53. En effet, ajoute la Cour, au point 19 de l’arrêt Åkerberg Fransson (EU:C:2013:105) et au point 33 de l’arrêt Pfleger e.a. (EU:C:2014:281), «il résulte, en substance, de la jurisprudence constante de la Cour que les droits fondamentaux garantis dans l’ordre juridique de l’Union ont vocation à être appliqués dans toutes les situations régies par le droit de l’Union, mais pas en dehors de celles-ci. C’est dans cette mesure que la Cour a déjà rappelé qu’elle ne peut apprécier, au regard de la
Charte, une réglementation nationale qui ne se situe pas dans le cadre du droit de l’Union. En revanche, dès lors qu’une telle réglementation entre dans le champ d’application de ce droit, la Cour, saisie à titre préjudiciel, doit fournir tous les éléments d’interprétation nécessaires à l’appréciation, par la juridiction nationale, de la conformité de cette réglementation avec les droits fondamentaux dont elle assure le respect».
54. La Cour a également jugé, au point 21 de l’arrêt Åkerberg Fransson (EU:C:2013:105) et au point 34 de l’arrêt Pfleger e.a. (EU:C:2014:281), que, «[l]es droits fondamentaux garantis par la Charte devant, par conséquent, être respectés lorsqu’une réglementation nationale entre dans le champ d’application du droit de l’Union, il ne saurait exister de cas de figure qui relèvent ainsi du droit de l’Union sans que lesdits droits fondamentaux trouvent à s’appliquer. L’applicabilité du droit de l’Union
implique celle des droits fondamentaux garantis par la Charte».
55. Il est vrai que nonobstant l’article 51 de la Charte définissant à l’égard tant de l’Union que des États membres le champ d’application de celle-ci sous le titre «Dispositions générales régissant l’interprétation et l’application de la Charte», l’article 41 de la Charte ne proclame le droit d’être entendu qu’à l’égard des «institutions, organes et organismes de l’Union» ( 8 ), ce que la Cour a relevé dans son arrêt Cicala (EU:C:2011:868, point 28), cité par le gouvernement français dans ses
observations écrites ( 9 ), sans que la Cour, cependant, en fasse un argument déterminant de la solution qu’elle a retenue dans ce même arrêt.

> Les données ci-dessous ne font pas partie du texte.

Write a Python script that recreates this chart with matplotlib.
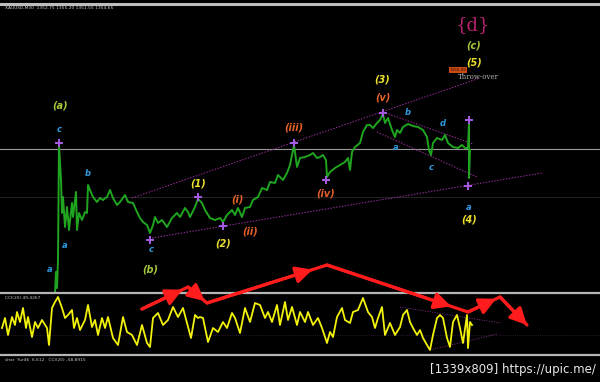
import numpy as np
import matplotlib
matplotlib.use("Agg")
import matplotlib.pyplot as plt

# price data (XAUUSD M30), bar index vs price
bars = [55, 56, 57, 58, 59, 61, 62, 63, 65, 67, 69, 72, 73, 76, 77, 79, 82, 85, 87, 88,
        90, 93, 97, 100, 103, 107, 110, 113, 117, 120, 125, 128, 133, 137, 140, 143, 147, 150, 153, 155,
        158, 162, 167, 172, 177, 180, 185, 188, 190, 195, 198, 202, 205, 210, 215, 220, 223, 227, 232, 235,
        238, 242, 245, 250, 253, 258, 262, 267, 270, 275, 278, 283, 287, 290, 293, 294, 297, 300, 305, 310,
        313, 317, 320, 323, 326, 327, 330, 335, 340, 345, 348, 350, 352, 355, 360, 363, 367, 370, 373, 377,
        380, 383, 385, 388, 392, 395, 397, 400, 403, 408, 413, 418, 423, 427, 429, 431, 433, 437, 442, 445,
        448, 453, 458, 462, 465, 468, 469, 469, 470]
price = [1340.25, 1342.35, 1340.75, 1343.55, 1355.05, 1351.55, 1348.25, 1349.85, 1346.85, 1348.85,
         1346.55, 1349.25, 1347.85, 1350.35, 1346.55, 1348.25, 1347.55, 1348.35, 1348.25, 1351.05,
         1350.55, 1349.85, 1349.35, 1349.75, 1349.55, 1349.85, 1350.55, 1349.75, 1349.05, 1349.35,
         1350.05, 1349.35, 1349.25, 1348.35, 1347.75, 1347.35, 1347.05, 1346.25, 1347.05, 1347.85,
         1347.25, 1347.55, 1346.85, 1347.75, 1348.25, 1347.85, 1348.75, 1348.35, 1347.85, 1348.85,
         1349.65, 1349.25, 1348.55, 1347.75, 1347.55, 1347.75, 1347.35, 1348.05, 1348.55, 1348.05,
         1348.75, 1347.85, 1348.75, 1348.85, 1349.55, 1349.85, 1350.75, 1350.55, 1351.35, 1351.25,
         1352.05, 1351.55, 1352.25, 1353.05, 1354.55, 1355.05, 1352.85, 1353.75, 1353.85, 1354.05,
         1354.25, 1353.75, 1353.85, 1354.05, 1353.55, 1351.85, 1352.35, 1352.75, 1353.05, 1353.35,
         1353.75, 1352.55, 1354.35, 1354.85, 1355.25, 1356.35, 1357.05, 1357.05, 1356.75, 1357.25,
         1357.55, 1358.15, 1357.25, 1357.75, 1356.55, 1355.85, 1356.55, 1356.25, 1356.85, 1357.15,
         1356.95, 1356.85, 1356.55, 1355.85, 1354.55, 1354.05, 1355.25, 1355.75, 1355.55, 1356.05,
         1355.25, 1354.85, 1354.75, 1355.05, 1354.75, 1354.75, 1357.35, 1351.75, 1354.55]

current_price = 1354.65
header = "XAUUSD,M30  1352.75 1355.20 1351.55 1354.65"

# CCI(20) indicator
cci_bars = [2, 5, 8, 12, 15, 17, 20, 23, 26, 28, 32, 35, 38, 42, 47, 49, 52, 55, 58, 62,
            65, 68, 72, 74, 77, 80, 85, 88, 92, 95, 98, 102, 105, 108, 113, 118, 123, 127, 132, 137,
            142, 147, 150, 153, 158, 163, 168, 173, 178, 183, 187, 191, 195, 198,
            200, 203, 208, 213, 218, 223, 227, 232, 235, 240, 245, 250, 255, 260, 265, 268,
            272, 277, 280, 285, 288, 292, 297, 300, 305, 308, 313, 318, 322, 327, 330, 333,
            337, 342, 345, 350, 353, 358, 363, 368, 372, 375, 378, 382, 385, 390, 395, 400,
            403, 407, 410, 413, 417, 420, 423, 427, 430, 433, 437, 440, 443, 447, 450, 453,
            457, 460, 463, 467, 468, 470, 472]
cci = [-32, 48, -88, 56, -8, 96, 16, 128, -32, 56, -104, 16, -32, 32, -32, -168, 128, 176, 216, 128,
       48, 72, 112, -32, 48, -48, 32, 152, -24, 32, -88, 48, -32, 56, -112, -168, 56, -64, -88, -168,
       -8, -152, -184, 48, 88, -8, 32, 136, 56, 128, 8, -112, 72, 48,
       56, 48, -144, -32, -64, 16, -32, 88, 48, -72, 128, 16, 168, 152, 48, 96,
       16, 152, -8, 176, 32, 136, -8, 96, 16, 96, -8, 48, -32, -152, -64, -104,
       56, 128, 32, 8, 96, 112, 208, 96, 56, -32, 48, 136, -88, 8, -88, -24,
       72, 112, 16, -32, -88, -48, -112, -168, -208, -88, 48, 72, 48, -112, -184, 16,
       72, -32, -152, 72, -192, 16, -8]

# Elliott wave labels
wave_text = ["(a)", "c", "b", "a", "a", "(b)", "c", "(1)", "(2)", "(i)", "(ii)", "(iii)", "(iv)",
             "(3)", "(v)", "b", "a", "c", "d", "(c)", "(5)", "a", "(4)"]
wave_bar = [60, 59, 88, 65, 50, 150, 151, 198, 223, 237, 250, 294, 326,
            382, 383, 408, 396, 431, 443, 474, 474, 469, 469]
wave_price = [1359.05, 1356.65, 1352.25, 1345.05, 1342.65, 1342.65, 1344.55, 1351.25, 1345.25,
              1349.55, 1346.45, 1356.85, 1350.15, 1361.65, 1359.75, 1358.35, 1354.85, 1352.85,
              1357.25, 1364.95, 1363.35, 1348.75, 1347.55]
wave_kind = ["major", "minor", "minor", "minor", "minor", "major", "minor", "inter", "inter",
             "sub", "sub", "sub", "sub", "inter", "sub", "minor", "minor", "minor", "minor",
             "major", "inter", "minor", "inter"]
kind_color = {"major": "#a6c83a", "inter": "#ece02c", "sub": "#e8602a", "minor": "#2f9be0"}

pivot_bar = [59, 150, 198, 223, 294, 326, 383, 469, 468]
pivot_price = [1355.25, 1345.55, 1349.85, 1346.95, 1355.25, 1351.55, 1358.25, 1357.55, 1350.95]

# channel lines (bar, price pairs)
chan_upper = ([132, 480], [1349.75, 1361.75])
chan_lower = ([152, 542], [1345.75, 1352.25])
wedge_top = ([383, 473], [1358.35, 1355.15])
wedge_bot = ([377, 477], [1356.35, 1351.85])
cci_upper = ([400, 500], [136, 8])
cci_lower = ([430, 497], [-208, -80])

# hand-drawn red forecast path (screen pixels)
red_x = [142, 188, 207, 327, 468, 500, 527]
red_y = [309, 287, 303, 265, 312, 297, 325]

W, H = 600, 382
fig = plt.figure(figsize=(6, 3.82), dpi=100, facecolor="black")

# main price panel
ax = fig.add_axes([0, 1 - 293 / H, 1, 288 / H], facecolor="black")
ax.set_xlim(0, 600)
ax.set_ylim(1340.25, 1369.05)
ax.axis("off")
ax.axhline(current_price, color="#9a9a9a", lw=0.8)
ax.axhline(1349.85, color="#2a2a2a", lw=0.6)
for xs, ys in [chan_upper, chan_lower, wedge_top, wedge_bot]:
    ax.plot(xs, ys, color="#9b2f9b", lw=0.7, ls=(0, (1.5, 1.5)))
ax.plot(bars, price, color="#1fa51f", lw=1.4)
ax.scatter(pivot_bar, pivot_price, marker="P", s=32, color="#a35ae0", zorder=5, linewidths=0)
for t, b, p, k in zip(wave_text, wave_bar, wave_price, wave_kind):
    ax.text(b, p, t, color=kind_color[k], fontsize=7 if k != "minor" else 6,
            fontweight="bold", fontstyle="italic", ha="center", va="center")
ax.text(473, 1367.05, "{d}", color="#b8226e", fontsize=13, family="DejaVu Serif",
        ha="center", va="center")
ax.text(458, 1362.55, "1356.88", color="#401000", fontsize=3, ha="center", va="center",
        bbox=dict(boxstyle="square,pad=0.25", fc="#c84a14", ec="none"))
ax.text(478, 1361.85, "Throw-over", color="#b0b0b0", fontsize=5, family="DejaVu Serif",
        ha="center", va="center")

# CCI panel
ax2 = fig.add_axes([0, 1 - 355 / H, 1, 62 / H], facecolor="black")
ax2.set_xlim(0, 600)
ax2.set_ylim(-248, 248)
ax2.axis("off")
ax2.axhline(-88, color="#3a1f3a", lw=0.6, ls=(0, (1, 1.5)))
for xs, ys in [cci_upper, cci_lower]:
    ax2.plot(xs, ys, color="#7a2a7a", lw=0.6, ls=(0, (1.5, 1.5)))
ax2.plot(cci_bars, cci, color="#f2f20c", lw=1.3)

# overlay in screen pixels: frame lines, texts, red arrows
ov = fig.add_axes([0, 0, 1, 1], facecolor="none")
ov.set_xlim(0, W)
ov.set_ylim(H, 0)
ov.axis("off")
ov.axhline(3.5, color="#bdbdbd", lw=2.2)
ov.axhline(293, color="#b5b5b5", lw=1.6)
ov.axhline(355, color="#b5b5b5", lw=1.6)
ov.text(5, 8, header, color="#d0d0d0", fontsize=3.2, va="center")
ov.text(5, 298, "CCI(20) 49.4267", color="#c8c8c8", fontsize=3.2, va="center")
ov.text(5, 360, "shar  Yur46  6.612   CCI(20) -58.8915", color="#c8c8c8", fontsize=3.2, va="center")
ov.text(596, 370, "[1339x809] https://upic.me/", color="#e8e8e8", fontsize=8.5,
        ha="right", va="center")

ov.plot(red_x, red_y, color="#ff1c1c", lw=2.3, solid_capstyle="round")
for i in range(len(red_x) - 1):
    x0, y0, x1, y1 = red_x[i], red_y[i], red_x[i + 1], red_y[i + 1]
    xe, ye = x0 + 0.88 * (x1 - x0), y0 + 0.88 * (y1 - y0)
    if i == len(red_x) - 2:
        xe, ye = x1, y1
    ov.annotate("", xy=(xe, ye), xytext=(x0, y0),
                arrowprops=dict(arrowstyle="-|>,head_length=1.0,head_width=0.5",
                                color="#ff1c1c", lw=2.3, shrinkA=0, shrinkB=0))

fig.savefig("out.png", dpi=100, facecolor="black")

56. Il ne me paraîtrait pas cohérent ni conforme à la jurisprudence de la Cour ( 10 ) que le libellé de l’article 41 de la Charte puisse ainsi introduire une exception à la règle prescrite par l’article 51 de celle-ci, qui permettrait aux États membres de ne pas appliquer un article de la Charte, même lorsqu’ils mettent en œuvre le droit de l’Union. Aussi, je marque ma nette préférence pour l’applicabilité de l’article 41 de la Charte aux États membres lorsqu’ils mettent en œuvre le droit de
l’Union, mais de toute façon, comme le relève le gouvernement français, le droit d’être entendu constitue, conformément à une jurisprudence constante, un principe général du droit de l’Union qui «relève non seulement du droit à une bonne administration, consacré à l’article 41 de la Charte, mais aussi du respect des droits de la défense et du droit à un procès équitable garantis aux articles 47 et 48 de la Charte» ( 11 ). Le respect de ce droit s’impose donc à ce titre au moins aux autorités «de
chacun des États membres lorsqu’elles adoptent des décisions entrant dans le champ d’application du droit de l’Union» ( 12 ).
57. Comme je l’ai indiqué au point 49 de ma prise de position dans l’affaire G. et R. (C‑383/13 PPU, EU:C:2013:553, point 49), «[s]i l’obligation des autorités nationales de respecter le droit d’être entendu avant l’adoption d’une décision susceptible d’affecter de manière défavorable les intérêts d’une personne est longuement consacrée par la jurisprudence constante de la Cour, l’article 41, paragraphe 2, sous a), de la Charte confirme cette obligation et l’érige en valeur constitutionnelle».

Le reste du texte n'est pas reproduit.